● Provided data:
+ + +

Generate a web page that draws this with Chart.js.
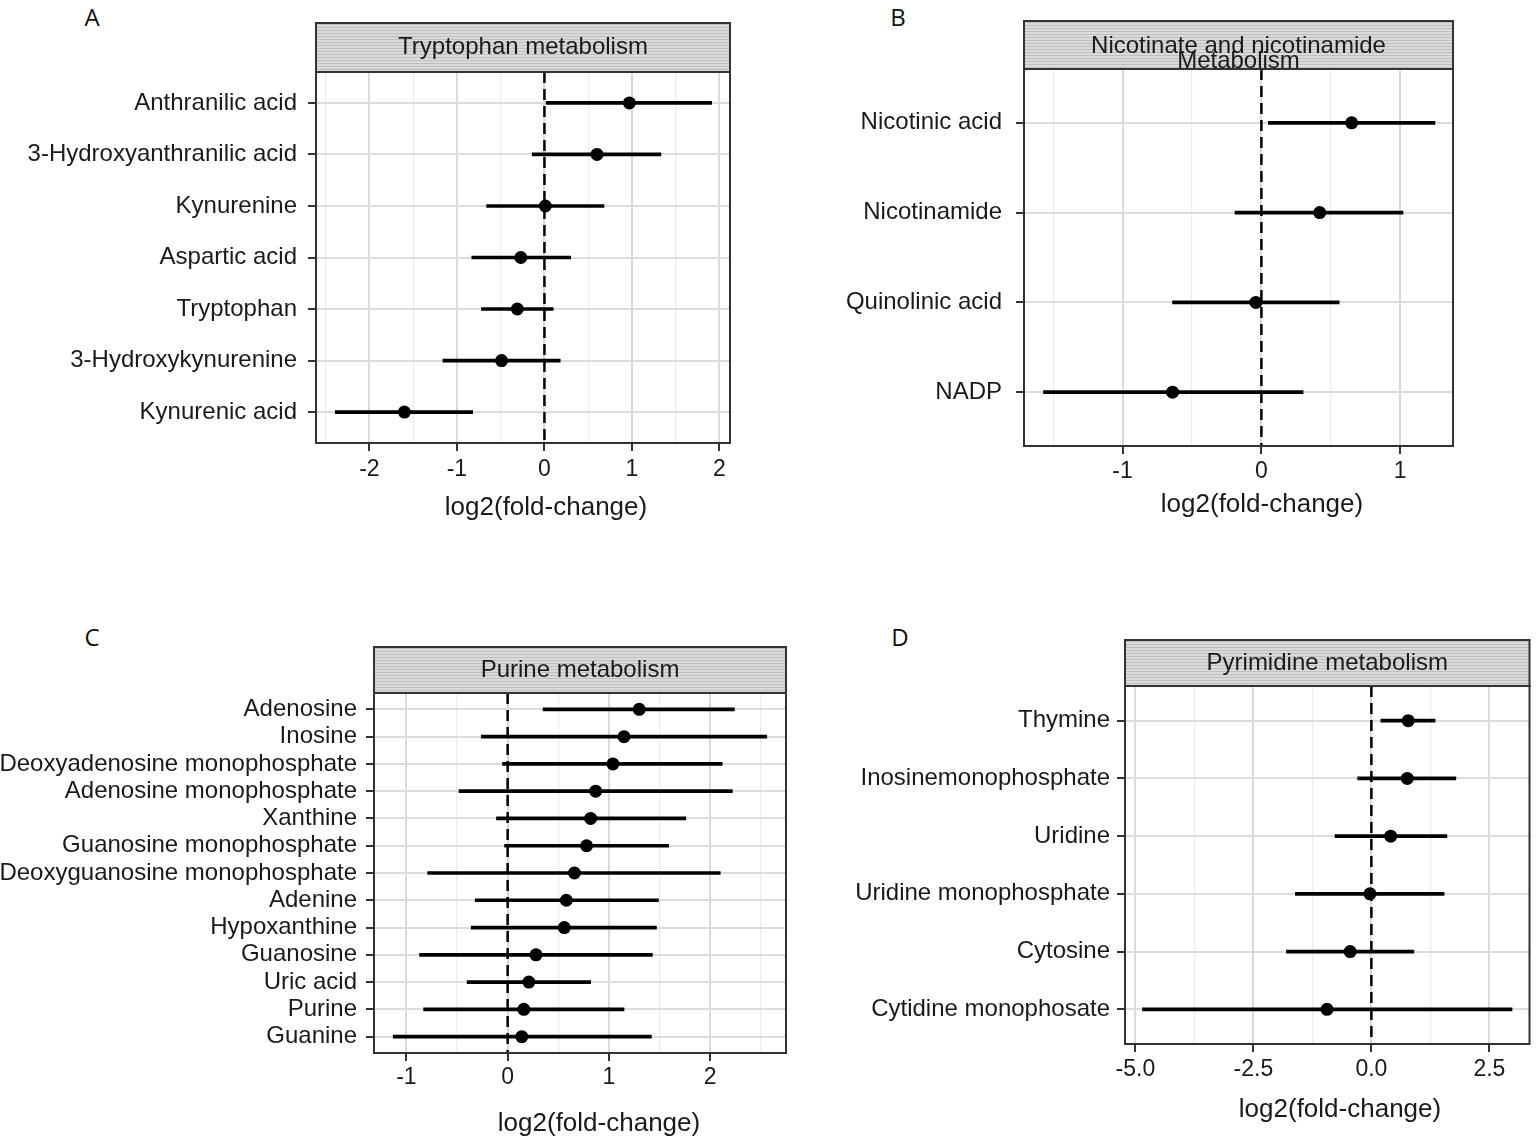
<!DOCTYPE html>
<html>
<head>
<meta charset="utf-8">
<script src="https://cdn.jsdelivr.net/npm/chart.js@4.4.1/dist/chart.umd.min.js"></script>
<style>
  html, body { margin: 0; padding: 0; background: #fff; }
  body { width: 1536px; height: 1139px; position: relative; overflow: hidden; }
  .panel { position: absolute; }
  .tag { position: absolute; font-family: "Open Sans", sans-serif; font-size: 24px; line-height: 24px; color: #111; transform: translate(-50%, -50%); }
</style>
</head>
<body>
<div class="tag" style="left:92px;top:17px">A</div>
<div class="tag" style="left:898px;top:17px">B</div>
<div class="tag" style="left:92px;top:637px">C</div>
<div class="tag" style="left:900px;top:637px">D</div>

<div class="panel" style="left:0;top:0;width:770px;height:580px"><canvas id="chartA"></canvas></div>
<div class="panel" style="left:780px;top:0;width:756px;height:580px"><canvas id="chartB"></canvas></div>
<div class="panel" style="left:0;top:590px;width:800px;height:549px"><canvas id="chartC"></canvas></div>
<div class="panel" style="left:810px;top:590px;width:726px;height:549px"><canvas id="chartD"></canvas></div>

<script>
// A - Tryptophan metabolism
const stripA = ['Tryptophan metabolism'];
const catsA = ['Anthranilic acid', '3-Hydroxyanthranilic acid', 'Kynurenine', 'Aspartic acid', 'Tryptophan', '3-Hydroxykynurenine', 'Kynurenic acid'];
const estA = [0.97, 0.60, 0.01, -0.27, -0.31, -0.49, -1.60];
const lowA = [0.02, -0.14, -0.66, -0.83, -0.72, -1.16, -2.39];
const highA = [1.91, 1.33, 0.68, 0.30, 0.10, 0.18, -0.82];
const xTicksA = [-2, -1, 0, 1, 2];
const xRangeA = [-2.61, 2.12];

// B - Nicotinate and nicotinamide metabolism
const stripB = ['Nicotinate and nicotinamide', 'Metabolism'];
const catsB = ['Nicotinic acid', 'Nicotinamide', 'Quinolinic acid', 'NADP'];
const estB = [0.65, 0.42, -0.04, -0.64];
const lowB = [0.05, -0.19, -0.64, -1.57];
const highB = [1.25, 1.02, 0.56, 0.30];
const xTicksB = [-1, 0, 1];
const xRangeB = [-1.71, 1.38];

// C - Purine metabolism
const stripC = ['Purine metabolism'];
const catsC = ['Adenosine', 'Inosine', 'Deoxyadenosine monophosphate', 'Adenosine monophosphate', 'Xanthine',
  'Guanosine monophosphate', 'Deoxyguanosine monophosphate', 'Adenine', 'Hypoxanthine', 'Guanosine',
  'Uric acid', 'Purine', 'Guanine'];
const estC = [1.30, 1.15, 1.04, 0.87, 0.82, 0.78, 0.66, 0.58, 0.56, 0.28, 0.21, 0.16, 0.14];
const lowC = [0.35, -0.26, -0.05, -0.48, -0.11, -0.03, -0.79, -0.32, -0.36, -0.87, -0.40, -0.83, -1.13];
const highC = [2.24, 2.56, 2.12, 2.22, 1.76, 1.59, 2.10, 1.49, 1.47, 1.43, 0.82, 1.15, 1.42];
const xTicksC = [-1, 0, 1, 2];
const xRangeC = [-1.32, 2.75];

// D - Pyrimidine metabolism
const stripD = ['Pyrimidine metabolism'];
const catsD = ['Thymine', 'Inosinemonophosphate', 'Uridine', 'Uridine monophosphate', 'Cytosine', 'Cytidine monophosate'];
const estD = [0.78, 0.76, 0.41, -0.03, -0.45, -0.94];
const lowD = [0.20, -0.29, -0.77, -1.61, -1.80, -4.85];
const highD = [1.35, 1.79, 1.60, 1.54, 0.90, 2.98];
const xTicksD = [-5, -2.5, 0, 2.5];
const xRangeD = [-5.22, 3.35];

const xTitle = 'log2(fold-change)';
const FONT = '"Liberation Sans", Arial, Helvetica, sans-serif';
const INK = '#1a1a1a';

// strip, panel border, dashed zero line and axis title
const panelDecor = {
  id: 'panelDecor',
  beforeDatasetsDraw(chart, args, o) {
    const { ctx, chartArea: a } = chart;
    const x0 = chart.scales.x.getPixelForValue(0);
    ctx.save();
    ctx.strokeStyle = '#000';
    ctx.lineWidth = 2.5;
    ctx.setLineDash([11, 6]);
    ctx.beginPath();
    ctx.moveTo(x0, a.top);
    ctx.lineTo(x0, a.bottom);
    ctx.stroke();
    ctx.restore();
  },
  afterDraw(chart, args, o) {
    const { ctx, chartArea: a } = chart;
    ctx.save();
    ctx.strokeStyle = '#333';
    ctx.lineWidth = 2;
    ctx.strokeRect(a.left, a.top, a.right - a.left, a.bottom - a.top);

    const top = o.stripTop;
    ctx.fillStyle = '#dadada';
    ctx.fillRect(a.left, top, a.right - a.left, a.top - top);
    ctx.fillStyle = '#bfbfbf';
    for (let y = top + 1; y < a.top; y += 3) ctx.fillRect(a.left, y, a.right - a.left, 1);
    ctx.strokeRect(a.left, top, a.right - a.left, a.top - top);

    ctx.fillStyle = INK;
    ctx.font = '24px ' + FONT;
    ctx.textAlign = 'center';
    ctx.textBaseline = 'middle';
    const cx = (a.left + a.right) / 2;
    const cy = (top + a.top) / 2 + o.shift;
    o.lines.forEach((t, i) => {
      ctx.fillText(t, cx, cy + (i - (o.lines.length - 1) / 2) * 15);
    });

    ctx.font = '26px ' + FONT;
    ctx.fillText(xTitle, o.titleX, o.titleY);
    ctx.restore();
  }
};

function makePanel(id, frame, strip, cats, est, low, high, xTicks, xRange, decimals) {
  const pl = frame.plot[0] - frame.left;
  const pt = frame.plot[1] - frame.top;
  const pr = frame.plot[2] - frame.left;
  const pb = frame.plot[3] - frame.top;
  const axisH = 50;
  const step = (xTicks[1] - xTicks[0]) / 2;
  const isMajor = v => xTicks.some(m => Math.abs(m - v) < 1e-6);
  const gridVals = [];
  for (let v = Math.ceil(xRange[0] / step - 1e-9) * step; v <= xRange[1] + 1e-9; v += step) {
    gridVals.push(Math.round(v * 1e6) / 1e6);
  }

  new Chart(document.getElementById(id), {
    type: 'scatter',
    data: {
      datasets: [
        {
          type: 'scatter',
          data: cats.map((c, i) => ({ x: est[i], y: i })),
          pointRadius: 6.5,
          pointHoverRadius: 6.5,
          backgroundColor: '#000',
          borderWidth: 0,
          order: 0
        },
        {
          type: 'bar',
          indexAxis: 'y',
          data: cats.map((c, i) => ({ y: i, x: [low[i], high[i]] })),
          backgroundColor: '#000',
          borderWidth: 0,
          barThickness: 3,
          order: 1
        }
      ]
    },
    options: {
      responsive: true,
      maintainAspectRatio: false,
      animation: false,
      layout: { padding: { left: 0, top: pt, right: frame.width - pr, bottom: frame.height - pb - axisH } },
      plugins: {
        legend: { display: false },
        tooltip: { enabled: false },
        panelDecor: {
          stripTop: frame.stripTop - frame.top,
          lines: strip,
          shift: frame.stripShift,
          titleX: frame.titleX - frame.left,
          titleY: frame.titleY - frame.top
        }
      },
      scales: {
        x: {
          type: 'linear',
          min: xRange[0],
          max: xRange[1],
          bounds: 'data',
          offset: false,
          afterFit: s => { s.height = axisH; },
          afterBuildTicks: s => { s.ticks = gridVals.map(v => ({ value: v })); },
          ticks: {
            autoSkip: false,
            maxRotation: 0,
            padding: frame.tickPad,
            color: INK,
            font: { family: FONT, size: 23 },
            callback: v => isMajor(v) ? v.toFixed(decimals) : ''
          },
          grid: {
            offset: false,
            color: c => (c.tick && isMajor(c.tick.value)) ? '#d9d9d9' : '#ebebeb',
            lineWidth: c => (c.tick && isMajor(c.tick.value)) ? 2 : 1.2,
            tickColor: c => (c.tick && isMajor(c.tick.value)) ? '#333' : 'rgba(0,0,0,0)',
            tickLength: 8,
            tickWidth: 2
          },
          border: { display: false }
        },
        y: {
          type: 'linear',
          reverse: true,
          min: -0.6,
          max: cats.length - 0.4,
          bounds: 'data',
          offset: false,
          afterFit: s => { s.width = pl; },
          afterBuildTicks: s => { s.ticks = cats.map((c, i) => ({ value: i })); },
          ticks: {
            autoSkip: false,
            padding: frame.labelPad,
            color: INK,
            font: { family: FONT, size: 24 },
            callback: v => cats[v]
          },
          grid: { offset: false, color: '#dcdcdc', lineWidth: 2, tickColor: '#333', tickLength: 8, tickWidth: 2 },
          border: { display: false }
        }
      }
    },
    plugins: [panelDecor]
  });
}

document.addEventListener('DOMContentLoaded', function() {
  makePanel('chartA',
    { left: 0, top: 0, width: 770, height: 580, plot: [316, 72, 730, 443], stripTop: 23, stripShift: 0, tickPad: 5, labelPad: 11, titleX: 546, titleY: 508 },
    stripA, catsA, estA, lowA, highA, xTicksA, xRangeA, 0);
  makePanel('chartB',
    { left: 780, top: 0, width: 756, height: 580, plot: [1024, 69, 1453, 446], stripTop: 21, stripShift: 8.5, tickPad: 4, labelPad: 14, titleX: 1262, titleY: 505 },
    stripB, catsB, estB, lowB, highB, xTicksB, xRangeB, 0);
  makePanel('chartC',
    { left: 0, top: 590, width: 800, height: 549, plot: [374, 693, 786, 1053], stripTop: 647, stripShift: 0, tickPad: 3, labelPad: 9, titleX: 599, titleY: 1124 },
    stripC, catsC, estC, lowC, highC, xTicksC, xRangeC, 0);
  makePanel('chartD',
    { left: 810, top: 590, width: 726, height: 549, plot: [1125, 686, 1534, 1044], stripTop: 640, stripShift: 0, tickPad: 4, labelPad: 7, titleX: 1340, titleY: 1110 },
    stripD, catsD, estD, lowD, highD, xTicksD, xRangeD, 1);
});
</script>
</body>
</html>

+ + +

● What to work on: Go from the first line of the listing to the line holding "const xRangeA = [-2.61, 2.12];" and, please, transcribe those lines exactly, both included, with no pictures.

● Task response:
Generate a web page that draws this with Chart.js.
<!DOCTYPE html>
<html>
<head>
<meta charset="utf-8">
<script src="https://cdn.jsdelivr.net/npm/chart.js@4.4.1/dist/chart.umd.min.js"></script>
<style>
  html, body { margin: 0; padding: 0; background: #fff; }
  body { width: 1536px; height: 1139px; position: relative; overflow: hidden; }
  .panel { position: absolute; }
  .tag { position: absolute; font-family: "Open Sans", sans-serif; font-size: 24px; line-height: 24px; color: #111; transform: translate(-50%, -50%); }
</style>
</head>
<body>
<div class="tag" style="left:92px;top:17px">A</div>
<div class="tag" style="left:898px;top:17px">B</div>
<div class="tag" style="left:92px;top:637px">C</div>
<div class="tag" style="left:900px;top:637px">D</div>

<div class="panel" style="left:0;top:0;width:770px;height:580px"><canvas id="chartA"></canvas></div>
<div class="panel" style="left:780px;top:0;width:756px;height:580px"><canvas id="chartB"></canvas></div>
<div class="panel" style="left:0;top:590px;width:800px;height:549px"><canvas id="chartC"></canvas></div>
<div class="panel" style="left:810px;top:590px;width:726px;height:549px"><canvas id="chartD"></canvas></div>

<script>
// A - Tryptophan metabolism
const stripA = ['Tryptophan metabolism'];
const catsA = ['Anthranilic acid', '3-Hydroxyanthranilic acid', 'Kynurenine', 'Aspartic acid', 'Tryptophan', '3-Hydroxykynurenine', 'Kynurenic acid'];
const estA = [0.97, 0.60, 0.01, -0.27, -0.31, -0.49, -1.60];
const lowA = [0.02, -0.14, -0.66, -0.83, -0.72, -1.16, -2.39];
const highA = [1.91, 1.33, 0.68, 0.30, 0.10, 0.18, -0.82];
const xTicksA = [-2, -1, 0, 1, 2];
const xRangeA = [-2.61, 2.12];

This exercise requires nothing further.